Le vote Front national redevient un vote d’adhésion

jeudi 8 avril 2010.
 

Le Front national dispose de réelles réserves de voix chez les abstentionnistes. C’est l’une des principales leçons à tirer du second tour des élections régionales du 21 mars.

Jérôme Fourquet, directeur adjoint du département opinions de l’IFOP, s’est livré, en partenariat avec l’université de Rouen, à une analyse fine du vote frontiste par canton. Le résultat de leur étude est clair : "Dans 22 départements, sur la cinquantaine où il était présent pour des triangulaires, le FN est au-dessus de ses scores des régionales de 2004, qui étaient un très bon cru dans la foulée de l’élection présidentielle de 2002. Ce n’est pas rien", relève M. Fourquet. Ainsi en est-il dans le Nord, le Pas-de-Calais, la Somme, l’Aude, la Lozère, le Gard, l’Hérault, les Pyrénées-Orientales, la Meurthe-et-Moselle, la Meuse, la Moselle, la Loire, la Savoie, le Rhône, la Drôme, l’Ardèche, la Marne, les Alpes-de-Haute-Provence, les Hautes-Alpes, les Alpes-Maritimes, les Bouches-du-Rhône et le Var.

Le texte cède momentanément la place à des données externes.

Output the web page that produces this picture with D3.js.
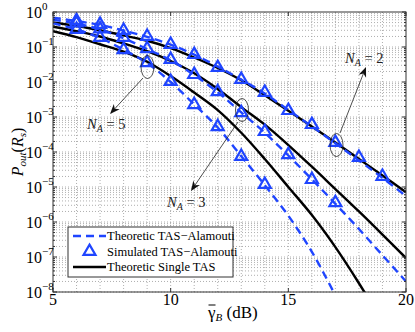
<!DOCTYPE html>
<html>
<head>
<meta charset="utf-8">
<script src="https://cdn.jsdelivr.net/npm/d3@7"></script>
<style>
  body { margin: 0; background: #fff; }
  svg { display: block; font-family: 'Liberation Serif', 'Times New Roman', serif; }
</style>
</head>
<body>
<div id="chart"></div>
<script>
// SNR grid (dB)
const snr = [5, 6, 7, 8, 9, 10, 11, 12, 13, 14, 15, 16, 17, 18, 19, 20];

// theoretic TAS-Alamouti (dashed)
const alamouti2 = [0.692, 0.550, 0.427, 0.295, 0.195, 0.117, 0.0603, 0.0275, 0.0117, 4.68e-3, 1.58e-3, 5.37e-4, 1.78e-4, 5.75e-5, 1.82e-5, 5.5e-6];
const alamouti3 = [0.603, 0.468, 0.316, 0.178, 0.0871, 0.0417, 0.0158, 5.13e-3, 1.35e-3, 3.55e-4, 7.94e-5, 1.66e-5, 3.31e-6, 6.31e-7, 1.12e-7, 2.0e-8];
const alamouti5 = [0.479, 0.316, 0.182, 0.0832, 0.0347, 0.01, 2.29e-3, 5.01e-4, 7.59e-5, 1.12e-5, 1.51e-6, 1.41e-7, 7.94e-9];

// theoretic single TAS (solid)
const single2 = [0.501, 0.398, 0.302, 0.214, 0.151, 0.0933, 0.0501, 0.0251, 0.0112, 4.17e-3, 1.51e-3, 5.37e-4, 1.86e-4, 6.31e-5, 2.14e-5, 7.08e-6];
const single3 = [0.380, 0.282, 0.200, 0.126, 0.0759, 0.0398, 0.0178, 6.31e-3, 1.91e-3, 6.03e-4, 1.58e-4, 3.80e-5, 8.71e-6, 2.0e-6, 4.37e-7, 9.33e-8];
const single5 = [0.282, 0.191, 0.120, 0.0741, 0.0380, 0.0148, 5.01e-3, 1.58e-3, 3.55e-4, 6.31e-5, 1.0e-5, 1.58e-6, 1.91e-7, 1.78e-8, 1.41e-9];

// simulated TAS-Alamouti (triangles)
const simSnr2 = [6, 7, 8, 9, 10, 11, 12, 13, 14, 15, 16, 17, 18, 19];
const sim2 = [0.550, 0.427, 0.288, 0.195, 0.115, 0.0589, 0.0251, 0.0115, 4.9e-3, 1.48e-3, 5.89e-4, 1.82e-4, 6.76e-5, 1.95e-5];
const simSnr3 = [6, 7, 8, 9, 10, 11, 12, 13, 14, 15, 16, 17];
const sim3 = [0.468, 0.316, 0.182, 0.0871, 0.0427, 0.0158, 5.13e-3, 1.29e-3, 3.72e-4, 8.13e-5, 1.58e-5, 3.47e-6];
const simSnr5 = [6, 7, 8, 9, 10, 11, 12, 13, 14];
const sim5 = [0.309, 0.182, 0.0813, 0.0347, 0.01, 2.19e-3, 5.13e-4, 7.24e-5, 1.15e-5];

const xTicks = [5, 10, 15, 20];
const yExponents = [0, -1, -2, -3, -4, -5, -6, -7, -8];
const legendLabels = ["Theoretic TAS\u2212Alamouti", "Simulated TAS\u2212Alamouti", "Theoretic Single TAS"];

const blue = "#1f45ff";
const W = 415, H = 332;
const margin = { top: 12, right: 9, bottom: 40, left: 53 };

const svg = d3.select("#chart").append("svg")
    .attr("width", W)
    .attr("height", H);

const x = d3.scaleLinear().domain([5, 20]).range([margin.left, W - margin.right]);
const y = d3.scaleLog().domain([1e-8, 1]).range([H - margin.bottom, margin.top]);

const [x0, x1] = x.range();
const [y0, y1] = [y(1), y(1e-8)];

// grid
const grid = svg.append("g").attr("stroke", "#9a9a9a").attr("stroke-width", 0.8).attr("stroke-dasharray", "1,2");
d3.range(6, 20).forEach(v => {
    grid.append("line").attr("x1", x(v)).attr("x2", x(v)).attr("y1", y0).attr("y2", y1);
});
yExponents.forEach(e => {
    for (let m = 1; m < 10; m++) {
        const v = m * Math.pow(10, e - 1);
        if (v < 1e-8 || v >= 1) continue;
        grid.append("line").attr("x1", x0).attr("x2", x1).attr("y1", y(v)).attr("y2", y(v));
    }
});

svg.append("clipPath").attr("id", "plot-clip")
    .append("rect").attr("x", x0).attr("y", y0).attr("width", x1 - x0).attr("height", y1 - y0);

const plot = svg.append("g").attr("clip-path", "url(#plot-clip)");

const line = d3.line()
    .x(d => x(d[0]))
    .y(d => y(d[1]))
    .curve(d3.curveCatmullRom);

const zipped = (xs, ys) => ys.map((v, i) => [xs[i], v]);

[single2, single3, single5].forEach(s => {
    plot.append("path")
        .datum(zipped(snr, s))
        .attr("fill", "none")
        .attr("stroke", "#000")
        .attr("stroke-width", 2.4)
        .attr("d", line);
});

[alamouti2, alamouti3, alamouti5].forEach(s => {
    plot.append("path")
        .datum(zipped(snr, s))
        .attr("fill", "none")
        .attr("stroke", blue)
        .attr("stroke-width", 2.4)
        .attr("stroke-dasharray", "8,5")
        .attr("d", line);
});

const tri = d3.symbol().type(d3.symbolTriangle).size(62);
[[simSnr2, sim2], [simSnr3, sim3], [simSnr5, sim5]].forEach(([xs, ys]) => {
    plot.selectAll(null)
        .data(zipped(xs, ys))
        .enter().append("path")
        .attr("transform", d => `translate(${x(d[0])},${y(d[1]) - 0.5})`)
        .attr("d", tri)
        .attr("fill", "none")
        .attr("stroke", blue)
        .attr("stroke-width", 2.2);
});

// frame and ticks
const axisG = svg.append("g").attr("stroke", "#333").attr("stroke-width", 1);
axisG.append("rect").attr("x", x0).attr("y", y0).attr("width", x1 - x0).attr("height", y1 - y0).attr("fill", "none");
xTicks.forEach(v => {
    axisG.append("line").attr("x1", x(v)).attr("x2", x(v)).attr("y1", y1).attr("y2", y1 - 4);
    axisG.append("line").attr("x1", x(v)).attr("x2", x(v)).attr("y1", y0).attr("y2", y0 + 4);
});
yExponents.forEach(e => {
    const yy = y(Math.pow(10, e));
    axisG.append("line").attr("x1", x0).attr("x2", x0 + 4).attr("y1", yy).attr("y2", yy);
    axisG.append("line").attr("x1", x1).attr("x2", x1 - 4).attr("y1", yy).attr("y2", yy);
    if (e > -8) {
        for (let m = 2; m < 10; m++) {
            const ym = y(m * Math.pow(10, e - 1));
            axisG.append("line").attr("x1", x0).attr("x2", x0 + 2).attr("y1", ym).attr("y2", ym);
            axisG.append("line").attr("x1", x1).attr("x2", x1 - 2).attr("y1", ym).attr("y2", ym);
        }
    }
});

// tick labels
svg.append("g").selectAll("text")
    .data(xTicks).enter().append("text")
    .attr("x", d => x(d))
    .attr("y", y1 + 13)
    .attr("text-anchor", "middle")
    .style("font-size", "16px")
    .text(d => d);

const yl = svg.append("g").selectAll("text")
    .data(yExponents).enter().append("text")
    .attr("x", 26)
    .attr("y", d => y(Math.pow(10, d)) + 6)
    .style("font-size", "16px");
yl.append("tspan").text("10");
yl.append("tspan").attr("dy", -8).style("font-size", "11px")
    .text(d => d === 0 ? "0" : "\u2212" + Math.abs(d));

// axis labels
const xl = svg.append("text")
    .attr("x", 208)
    .attr("y", 318)
    .style("font-size", "17px");
const gam = xl.append("tspan").text("\u03b3");
xl.append("tspan").attr("dy", 3).style("font-size", "11px").style("font-style", "italic").text("B");
xl.append("tspan").attr("dy", -3).text(" (dB)");
const gw = xl.node().getSubStringLength(0, 1);
svg.append("line").attr("x1", 208.5).attr("x2", 208 + gw).attr("y1", 305).attr("y2", 305)
    .attr("stroke", "#000").attr("stroke-width", 1);

const ylab = svg.append("text")
    .attr("transform", `translate(23,152) rotate(-90)`)
    .attr("text-anchor", "middle")
    .style("font-size", "16px");
ylab.append("tspan").style("font-style", "italic").text("P");
ylab.append("tspan").attr("dy", 3).style("font-size", "11px").style("font-style", "italic").text("out");
ylab.append("tspan").attr("dy", -3).text("(");
ylab.append("tspan").style("font-style", "italic").text("R");
ylab.append("tspan").attr("dy", 3).style("font-size", "11px").style("font-style", "italic").text("s");
ylab.append("tspan").attr("dy", -3).text(")");

// annotations: ellipses, arrows, labels
const annots = [
    { n: 5, cx: 147.5, cy: 67, tail: [143, 78], head: [110, 114], tx: 87, ty: 129 },
    { n: 3, cx: 242, cy: 110, tail: [238, 122], head: [191, 191], tx: 167, ty: 207 },
    { n: 2, cx: 336.5, cy: 145, tail: [340, 133], head: [366, 67], tx: 345, ty: 63 }
];
const ann = svg.append("g");
annots.forEach(a => {
    ann.append("ellipse").attr("cx", a.cx).attr("cy", a.cy).attr("rx", 6.5).attr("ry", 11.5)
        .attr("fill", "none").attr("stroke", "#222").attr("stroke-width", 0.8);
    const [tx0, ty0] = a.tail, [hx, hy] = a.head;
    const ang = Math.atan2(hy - ty0, hx - tx0);
    const L = 10, Wd = 4;
    const bx = hx - L * Math.cos(ang), by = hy - L * Math.sin(ang);
    const mx = hx - 0.7 * L * Math.cos(ang), my = hy - 0.7 * L * Math.sin(ang);
    ann.append("line").attr("x1", tx0).attr("y1", ty0).attr("x2", mx).attr("y2", my)
        .attr("stroke", "#222").attr("stroke-width", 0.8);
    const px = -Math.sin(ang), py = Math.cos(ang);
    ann.append("path")
        .attr("d", `M${hx},${hy}L${bx + Wd * px},${by + Wd * py}L${mx},${my}L${bx - Wd * px},${by - Wd * py}Z`)
        .attr("fill", "#111");
    const t = ann.append("text").attr("x", a.tx).attr("y", a.ty).style("font-size", "14.5px").attr("fill", "#222");
    t.append("tspan").style("font-style", "italic").text("N");
    t.append("tspan").attr("dy", 3).style("font-size", "10px").style("font-style", "italic").text("A");
    t.append("tspan").attr("dy", -3).text(" = " + a.n);
});

// legend
const lg = svg.append("g");
lg.append("rect").attr("x", 68).attr("y", 227).attr("width", 165).attr("height", 50)
    .attr("fill", "#fff").attr("stroke", "#333").attr("stroke-width", 1);
const rows = [236, 252, 267];
lg.append("line").attr("x1", 73).attr("x2", 106).attr("y1", rows[0]).attr("y2", rows[0])
    .attr("stroke", blue).attr("stroke-width", 2.4).attr("stroke-dasharray", "8,5");
lg.append("path").attr("transform", `translate(89.5,${rows[1] - 0.5})`).attr("d", tri)
    .attr("fill", "none").attr("stroke", blue).attr("stroke-width", 2.2);
lg.append("line").attr("x1", 73).attr("x2", 106).attr("y1", rows[2]).attr("y2", rows[2])
    .attr("stroke", "#000").attr("stroke-width", 2.4);
lg.selectAll("text.lab").data(legendLabels).enter().append("text")
    .attr("x", 107)
    .attr("y", (d, i) => rows[i] + 4)
    .style("font-size", "12.5px")
    .text(d => d);
</script>
</body>
</html>
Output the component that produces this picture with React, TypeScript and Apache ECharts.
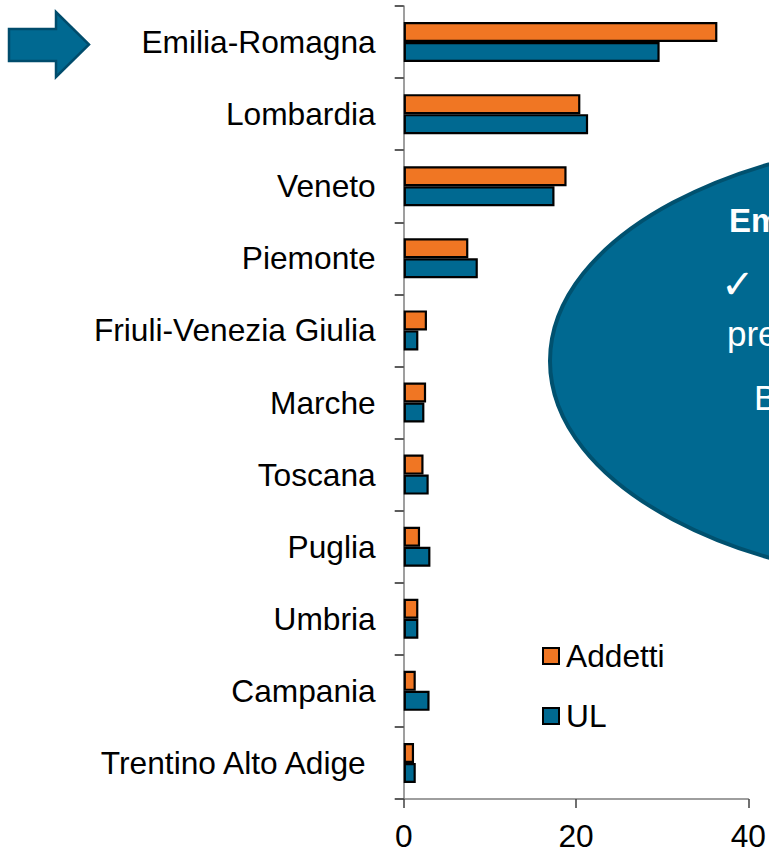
import React, { useEffect, useRef } from "react";
import * as echarts from "echarts";

const categories = [
  "Emilia-Romagna",
  "Lombardia",
  "Veneto",
  "Piemonte",
  "Friuli-Venezia Giulia",
  "Marche",
  "Toscana",
  "Puglia",
  "Umbria",
  "Campania",
  "Trentino Alto Adige",
];
const addetti = [36.4, 20.5, 18.9, 7.5, 2.7, 2.6, 2.3, 1.9, 1.7, 1.4, 1.2];
const ul = [29.7, 21.4, 17.5, 8.6, 1.7, 2.4, 2.9, 3.1, 1.7, 3.0, 1.4];
const seriesNames = ["Addetti", "UL"];
const xTicks = { min: 0, max: 40, interval: 20 };
const bubbleTexts = ["Em", "\u2713", "pre", "B"];

const FONT = "'Liberation Sans', Arial, Helvetica, sans-serif";
const ORANGE = "#F07623";
const BLUE = "#006991";
const FS = 31.7;

export default function App() {
  const ref = useRef<HTMLDivElement>(null);
  useEffect(() => {
    if (!ref.current) return;
    const chart = echarts.init(ref.current, undefined, { renderer: "svg" });
    const option: any = {
      animation: false,
      backgroundColor: "#ffffff",
      textStyle: { fontFamily: FONT },
      grid: { left: 403.7, right: 20.3, top: 6, bottom: 50.3, containLabel: false },
      legend: {
        data: seriesNames,
        orient: "vertical",
        left: 537,
        top: 635,
        padding: 5,
        itemWidth: 16,
        itemHeight: 16,
        itemGap: 28,
        icon: "rect",
        textStyle: { fontSize: FS, color: "#000", fontFamily: FONT, padding: [0, 0, 0, 2] },
      },
      xAxis: {
        type: "value",
        min: xTicks.min,
        max: xTicks.max,
        interval: xTicks.interval,
        splitLine: { show: false },
        axisLine: { show: true, lineStyle: { color: "#7f7f7f", width: 1.5 } },
        axisTick: { show: true, length: 9, lineStyle: { color: "#404040", width: 1.5 } },
        axisLabel: { fontSize: FS, color: "#000", margin: 21, fontFamily: FONT },
      },
      yAxis: {
        type: "category",
        inverse: true,
        data: categories,
        axisLine: { show: true, lineStyle: { color: "#7f7f7f", width: 1.5 } },
        axisTick: { show: true, length: 9, interval: 0, lineStyle: { color: "#262626", width: 1.5 } },
        axisLabel: {
          interval: 0,
          fontSize: FS,
          color: "#000",
          margin: 28,
          fontFamily: FONT,
          formatter: (v: string) =>
            v === "Trentino Alto Adige" ? "{p|" + v + "}" : v,
          rich: {
            p: { fontSize: FS, color: "#000", fontFamily: FONT, padding: [0, 10, 0, 0] },
          },
        },
      },
      series: [
        {
          name: seriesNames[0],
          type: "bar",
          data: addetti,
          barWidth: 20,
          barGap: "0%",
          itemStyle: { color: ORANGE, borderColor: "#000", borderWidth: 2.2 },
        },
        {
          name: seriesNames[1],
          type: "bar",
          data: ul,
          barWidth: 20,
          barGap: "0%",
          itemStyle: { color: BLUE, borderColor: "#000", borderWidth: 2.2 },
        },
      ],
      graphic: [
        {
          type: "polygon",
          shape: {
            points: [
              [9, 29],
              [56, 29],
              [56, 12],
              [89, 44.5],
              [56, 77],
              [56, 61],
              [9, 61],
            ],
          },
          style: { fill: BLUE, stroke: "#004c6c", lineWidth: 2.5 },
        },
        {
          type: "ellipse",
          shape: { cx: 970, cy: 361, rx: 420, ry: 224 },
          style: { fill: BLUE, stroke: "#00516f", lineWidth: 4 },
        },
        {
          type: "text",
          style: {
            x: 729,
            y: 220.5,
            text: bubbleTexts[0],
            fill: "#fff",
            font: `bold 33px ${FONT}`,
            verticalAlign: "middle",
            align: "left",
          },
        },
        {
          type: "text",
          style: {
            x: 721,
            y: 284,
            text: bubbleTexts[1],
            fill: "#fff",
            font: `40px 'DejaVu Sans', sans-serif`,
            verticalAlign: "middle",
            align: "left",
          },
        },
        {
          type: "text",
          style: {
            x: 727,
            y: 333,
            text: bubbleTexts[2],
            fill: "#fff",
            font: `35px ${FONT}`,
            verticalAlign: "middle",
            align: "left",
          },
        },
        {
          type: "text",
          style: {
            x: 754,
            y: 397,
            text: bubbleTexts[3],
            fill: "#fff",
            font: `35px ${FONT}`,
            verticalAlign: "middle",
            align: "left",
          },
        },
      ],
    };
    chart.setOption(option);
    return () => chart.dispose();
  }, []);
  return (
    <div
      ref={ref}
      style={{ position: "absolute", left: 0, top: 0, width: 769, height: 852 }}
    />
  );
}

"La France où l’abstention a le plus reculé est la France de l’Est et du Sud, là où le vote FN s’est le mieux implanté", ajoute M. Fourquet. A une exception : l’Alsace, où le score du parti d’extrême droite est stable et où le regain électoral a bénéficié à l’UMP.

Tout se passe comme si certains électeurs frontistes, qui s’étaient abstenus au premier tour, avaient volé au "secours de la victoire" du FN. Les résultats du 14 mars ont agi comme un déclencheur dans cet électorat qui a eu le sentiment que le parti de Jean-Marie Le Pen redevenait "la force qui dérange le plus le système", explique M. Fouquet.

Ce retour du FN à un niveau élevé s’est opéré en deux étapes. Un premier tour qui l’a vu passer la barre des 10 % des voix dans douze régions métropolitaines, et un second tour, qui a amplifié le mouvement.

"Les cantons où Nicolas Sarkozy avait le plus siphonné le vote frontiste sont à la fois ceux où le FN gagne le plus de terrain et où l’abstention était la plus élevée au premier tour", précise M. Fourquet.

Généralement, dans les élections à deux tours, le FN voit ses scores se tasser au second, ce qui n’a pas été le cas cette fois-ci. "Cela montre que ce n’est pas qu’un coup de semonce", poursuit le directeur adjoint de l’IFOP.

Ce mouvement de vote a été renforcé, ici ou là, par l’apport au second tour des voix qui s’étaient portées sur des listes dissidentes d’extrême droite et qui ont fonctionné comme des "moteurs auxiliaires". Il en est ainsi notamment en Moselle avec la liste "Non aux minarets" ou dans le Vaucluse, fief de l’ex-FN, Jacques Bompard, qui se présentait sous l’étiquette de la Ligue du Sud.

Le Languedoc-Roussillon constitue un cas à part. Le vote FN y flambe au second tour sans apport de liste dissidente et sans poussée substantielle de participation. "Il y a eu sans doute un chassé-croisé. Des électeurs écologistes-PS-Front de gauche sont sortis du jeu ne souhaitant pas voter pour Georges Frêche au second tour. Et, dans le même temps, des électeurs FN sont revenus dans le jeu, précise M. Fourquet. De plus, une partie du vote FN capté par Frêche est revenue vers sa candidate, France Jamet."

Ce qui est à souligner, au vu des résultats, c’est que l’électorat FN se renforce entre les deux tours en dépit des déclarations sécuritaires faites, dans la même période, par le gouvernement. "Les recettes et stratégies de l’UMP pour endiguer la remontée du Front national ont été déployées. Leur effet a été une amplification de la dynamique. Il y a à nouveau un vote d’adhésion. C’est un vrai souci pour la droite", relève M. Fourquet.

"Avant, Sarkozy prenait tout le monde de vitesse, Jean-Marie Le Pen et sa fille, Marine, n’arrivaient pas à se faire entendre et étaient en réaction. Là, le FN s’invite aux premières loges et c’est le gouvernement qui est en réaction", analyse le politologue. Et de conclure : "Pour cet électorat, si le gouvernement agit sous la pression, cela montre que l’on a bien fait de voter pour Le Pen qui devient alors un vote utile."